C program (sorted list, in-place removal)
The list is built with insert_begin as in insert at beginning. Inserts in order 30, 20, 20, 20, 10 produce values 10 → 20 → 20 → 20 → 30 (sorted ascending). remove_duplicates_sorted(head) collapses runs of equal keys to a single node. main prints before and after, then free_list.
head == NULL: nothing to do; the loop exits immediately.- After removing a duplicate, do not advance
curyet—the newcur->nextmight still matchcur->data(e.g. three20s in a row).
#include <stdio.h>
#include <stdlib.h>
struct Node {
int data;
struct Node *next;
};
struct Node *insert_begin(struct Node *head, int data)
{
struct Node *newNode = malloc(sizeof(struct Node));
if (newNode == NULL)
return head;
newNode->data = data;
newNode->next = head;
return newNode;
}
void remove_duplicates_sorted(struct Node *head)
{
struct Node *cur = head;
while (cur != NULL && cur->next != NULL) {
if (cur->data == cur->next->data) {
struct Node *dup = cur->next;
cur->next = dup->next;
free(dup);
} else {
cur = cur->next;
}
}
}
void print_list(struct Node *head)
{
struct Node *cur = head;
while (cur != NULL) {
printf("%d ", cur->data);
cur = cur->next;
}
printf("\n");
}
void free_list(struct Node *head)
{
struct Node *cur = head;
while (cur != NULL) {
struct Node *next = cur->next;
free(cur);
cur = next;
}
}
int main(void)
{
struct Node *head = NULL;
head = insert_begin(head, 30);
head = insert_begin(head, 20);
head = insert_begin(head, 20);
head = insert_begin(head, 20);
head = insert_begin(head, 10);
printf("before: ");
print_list(head); /* 10 20 20 20 30 */
remove_duplicates_sorted(head);
printf("after: ");
print_list(head); /* 10 20 30 */
free_list(head);
return 0;
}
Program output
after: 10 20 30
Overall program flow
| Step | Operation | head |
Notes |
|---|---|---|---|
| 1 | head = NULL, then five insert_begin calls |
0x5000 |
List 10 → 20 → 20 → 20 → 30 |
| 2 | printf("before: "); print_list(head) |
Unchanged | Output: before: 10 20 20 20 30 |
| 3 | remove_duplicates_sorted(head) |
Unchanged | Two duplicate nodes freed; list 10 → 20 → 30 |
| 4 | printf("after: "); print_list(head) |
Unchanged | Output: after: 10 20 30 |
| 5 | free_list(head) |
Freed | Remaining three nodes released |
Pointer walk inside remove_duplicates_sorted (initial list)
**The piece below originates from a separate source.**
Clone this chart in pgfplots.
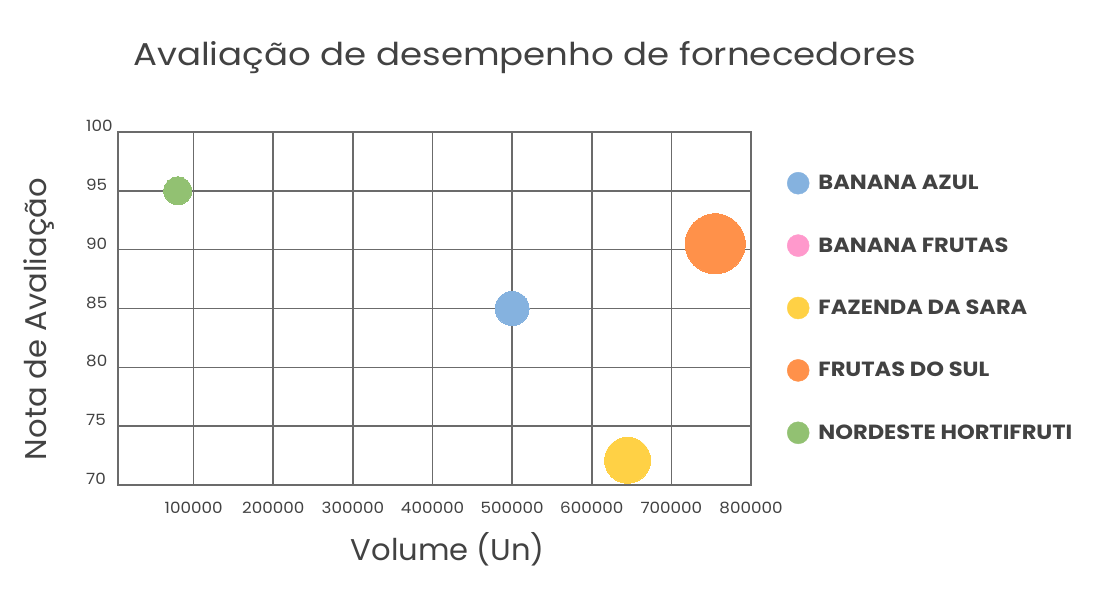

Example addresses: 10 at 0x5000, three 20s at 0x4000, 0x3000, 0x2000, 30 at 0x1000.
| Phase | cur |
Action | List shape (values) |
|---|---|---|---|
| start | 0x5000 (10) | 10 ≠ 20 → cur = cur->next | 10 20 20 20 30 |
| at first 20 | 0x4000 | 20 == 20 → free 0x3000, splice | 10 20 20 30 |
| still first 20 | 0x4000 | 20 == 20 → free 0x2000, splice | 10 20 30 |
| still first 20 | 0x4000 | 20 ≠ 30 → cur = cur->next | 10 20 30 |
| at 30 | 0x1000 | cur->next == NULL → exit | 10 20 30 |
Memory layout (example addresses, before removal)
Five nodes (insert order last-to-first: 10 … 30)
| Address | Node | data |
next |
|---|---|---|---|
0x5000 |
n1 (head) |
10 | 0x4000 |
0x4000 |
n2 |
20 | 0x3000 |
0x3000 |
n3 |
20 | 0x2000 |
0x2000 |
n4 |
20 | 0x1000 |
0x1000 |
n5 |
30 | NULL |
Visual representation (before → after)
BEFORE AFTER
head (0x5000) head (0x5000)
│ │
▼ ▼
10 → 20 → 20 → 20 → 30 → ∅ 10 → 20 → 30 → ∅
└── duplicate run ──┘ (unique)
Detailed step-by-step: first duplicate removal
When cur points at the first 20 (0x4000) and cur->next is the second 20 (0x3000):
| Line | Code | Before | After |
|---|---|---|---|
| 1 | cur->data == cur->next->data |
Both 20 |
Enter if branch |
| 2 | dup = cur->next; |
— | dup is 0x3000 |
| 3 | cur->next = dup->next; |
cur->next was 0x3000 |
cur->next now 0x2000 (third 20) |
| 4 | free(dup); |
Node 0x3000 allocated |
Second 20 freed |
| 5 | Loop continues; cur unchanged |
cur still 0x4000 |
Next test compares first and third 20 |
Complexity summary
| Operation | Time | Extra space |
|---|---|---|
remove_duplicates_sorted (sorted list) |
O(n) — each node visited a constant number of times |
O(1) |
| Unsorted: hash set of seen values | O(n) average |
O(n) |
| Unsorted: sort then same pass | O(n log n) typical |
O(1) to O(n) depending on sort |
insert_begin |
O(1) per call |
O(1) per new node |
print_list / free_list |
O(n) |
O(1) |
The key takeaway is that sorted order lets you decide duplicates using only cur and cur->next—no extra structure. For unsorted data, plan for space–time tradeoffs (hash vs sort).
This code assumes non-decreasing order. Descending sorted lists work the same (duplicates still adjacent). Unsorted lists need a different strategy; stable identity of nodes is not preserved beyond “one survivor per key” in the sorted case.